As did many noblemen, the Pope wore slippers (pantofole) inside his residences and leather shoes outside. The indoor papal slippers were made of red velvet or silk and were heavily decorated in gold braid, with a gold cross in the middle.
The Papal outdoor shoes were made of plain red Morocco leather and had a wide cross in gold braid. The cross once extended across the shoe and down to the sole. In the eighteenth century the ends of the cross were shortened, as shown in the photo of Pius VII's shoes. This old-fashioned type of dress shoe is very thin-soled and is sometimes called "pantofola liscia" or smooth slipper model.
After 1958, Pope John XXIII added gold buckles to the outdoor papal shoes, making them similar to the red shoes worn by cardinals outside of Rome.
Pope Paul VI eliminated the gold cross and completely discontinued the custom of kissing the papal foot. Paul VI can be seen wearing red buckled shoes in photographs from his 1964 trip to Jerusalem. In 1969, Paul VI abolished buckles from all ecclesiastical shoes, which had been customarily required at the Papal Court and for prelates. He also discontinued the use of the indoor velvet papal slippers and the Paschal mozzetta and shoes. Paul VI wore plain red leather shoes throughout the rest of his pontificate. Pope John Paul I, who was pope for only 33 days, continued wearing the plain red leather shoes worn by Paul VI. Early in his pontificate Pope John Paul II wore red shoes; however he quickly adopted wearing ordinary brown shoes. Paul VI, John Paul I, and John Paul II were buried in the red leather papal shoes.

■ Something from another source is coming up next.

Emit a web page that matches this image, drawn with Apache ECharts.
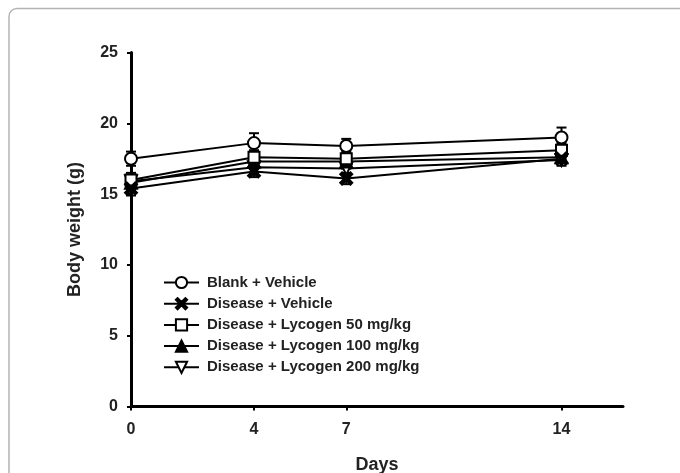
<!DOCTYPE html>
<html>
<head>
<meta charset="utf-8">
<script src="https://cdn.jsdelivr.net/npm/echarts@6/dist/echarts.min.js"></script>
<style>html,body{margin:0;padding:0;background:#fff;}#c{width:680px;height:473px;}</style>
</head>
<body>
<div id="c"></div>
<script>
var days = [0, 4, 7, 14];
var xTicks = [0, 4, 7, 14];
var seriesNames = ['Blank + Vehicle', 'Disease + Vehicle', 'Disease + Lycogen 50 mg/kg', 'Disease + Lycogen 100 mg/kg', 'Disease + Lycogen 200 mg/kg'];
var blankVehicle = [17.5, 18.6, 18.4, 19.0];
var diseaseVehicle = [15.4, 16.6, 16.1, 17.5];
var lyco50 = [16.0, 17.6, 17.5, 18.1];
var lyco100 = [15.8, 17.3, 17.3, 17.6];
var lyco200 = [15.9, 16.9, 16.8, 17.4];
var errBlank = [0.5, 0.7, 0.5, 0.7];
var errVehicle = [0.5, 0.4, 0.4, 0.3];
var errL50 = [0.5, 0.5, 0.5, 0.5];
var errL100 = [0.5, 0.5, 0.5, 0.4];
var errL200 = [0.4, 0.4, 0.4, 0.4];

var values = [blankVehicle, diseaseVehicle, lyco50, lyco100, lyco200];
var errors = [errBlank, errVehicle, errL50, errL100, errL200];
var crossPath = 'path://M0,1.5 L1.5,0 L5,3.5 L8.5,0 L10,1.5 L6.5,5 L10,8.5 L8.5,10 L5,6.5 L1.5,10 L0,8.5 L3.5,5 Z';
var symbols = ['circle', crossPath, 'rect', 'triangle', 'path://M0,0 L10,0 L5,9 Z'];
var fills = ['#fff', '#000', '#fff', '#000', '#fff'];
var sizes = [12, 12, 11, 12, 12];

var font = 'Liberation Sans, Arial, sans-serif';
var series = [];
values.forEach(function (vals, i) {
  var errData = days.map(function (d, j) { return [d, vals[j] - errors[i][j], vals[j] + errors[i][j]]; });
  series.push({
    type: 'custom',
    name: seriesNames[i] + ' err',
    data: errData,
    z: 1,
    silent: true,
    renderItem: function (params, api) {
      var x = api.value(0);
      var lo = api.coord([x, api.value(1)]);
      var hi = api.coord([x, api.value(2)]);
      var w = 5;
      var st = { stroke: '#000', lineWidth: 2 };
      return {
        type: 'group',
        children: [
          { type: 'line', shape: { x1: lo[0], y1: lo[1], x2: hi[0], y2: hi[1] }, style: st },
          { type: 'line', shape: { x1: lo[0] - w, y1: lo[1], x2: lo[0] + w, y2: lo[1] }, style: st },
          { type: 'line', shape: { x1: hi[0] - w, y1: hi[1], x2: hi[0] + w, y2: hi[1] }, style: st }
        ]
      };
    }
  });
});
values.forEach(function (vals, i) {
  series.push({
    type: 'line',
    name: seriesNames[i],
    data: days.map(function (d, j) { return [d, vals[j]]; }),
    symbol: symbols[i],
    symbolSize: sizes[i],
    showAllSymbol: true,
    z: 10 - i,
    lineStyle: { color: '#000', width: 2 },
    itemStyle: { color: fills[i], borderColor: '#000', borderWidth: 2 },
    emphasis: { disabled: true }
  });
});

var chart = echarts.init(document.getElementById('c'));
chart.setOption({
  animation: false,
  backgroundColor: '#fff',
  graphic: [{
    type: 'rect',
    shape: { x: 9, y: 8.5, width: 720, height: 520, r: 8 },
    style: { fill: 'none', stroke: '#b4b4b4', lineWidth: 1.5 },
    z: -10
  }],
  grid: { left: 131, right: 57, top: 52.5, bottom: 66.5, outerBoundsMode: 'none', containLabel: false },
  legend: {
    data: seriesNames,
    orient: 'vertical',
    left: 163,
    top: 275,
    padding: 0,
    itemWidth: 35,
    itemHeight: 14,
    itemGap: 6.2,
    textStyle: { fontFamily: font, fontWeight: 'bold', fontSize: 15, color: '#222', padding: [0, 0, 0, 3] },
    selectedMode: false
  },
  xAxis: {
    type: 'value',
    min: 0,
    max: 16,
    name: 'Days',
    nameLocation: 'middle',
    nameGap: 50,
    nameTextStyle: { fontFamily: font, fontWeight: 'bold', fontSize: 18, color: '#222' },
    splitLine: { show: false },
    axisLine: { show: true, lineStyle: { color: '#000', width: 3 } },
    axisTick: { show: true, length: 4, lineStyle: { color: '#000', width: 2 }, customValues: xTicks },
    axisLabel: { customValues: xTicks, fontFamily: font, fontWeight: 'bold', fontSize: 16, color: '#222', margin: 15 }
  },
  yAxis: {
    type: 'value',
    min: 0,
    max: 25,
    interval: 5,
    name: 'Body weight (g)',
    nameLocation: 'middle',
    nameGap: 47,
    nameTextStyle: { fontFamily: font, fontWeight: 'bold', fontSize: 18, color: '#222' },
    splitLine: { show: false },
    axisLine: { show: true, lineStyle: { color: '#000', width: 3 } },
    axisTick: { show: true, length: 4, lineStyle: { color: '#000', width: 2 } },
    axisLabel: { fontFamily: font, fontWeight: 'bold', fontSize: 16, color: '#222', margin: 13 }
  },
  series: series
});
</script>
</body>
</html>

Pope Benedict XVI restored the use of the red papal shoes, which are provided by his personal cobbler in Rome.. In 2008, Pope Benedict XVI also restored the use of the white damask silk Paschal mozzetta, which was previously worn with white silk slippers.
The papal shoes, along with the camauro, papal mozzetta, and cloak (tabarro), are the only remnants of the former red color of the papal garments. St. Pope Pius V (1566 - 1572), who was a Dominican, changed the papal color to white, and it has remained so since.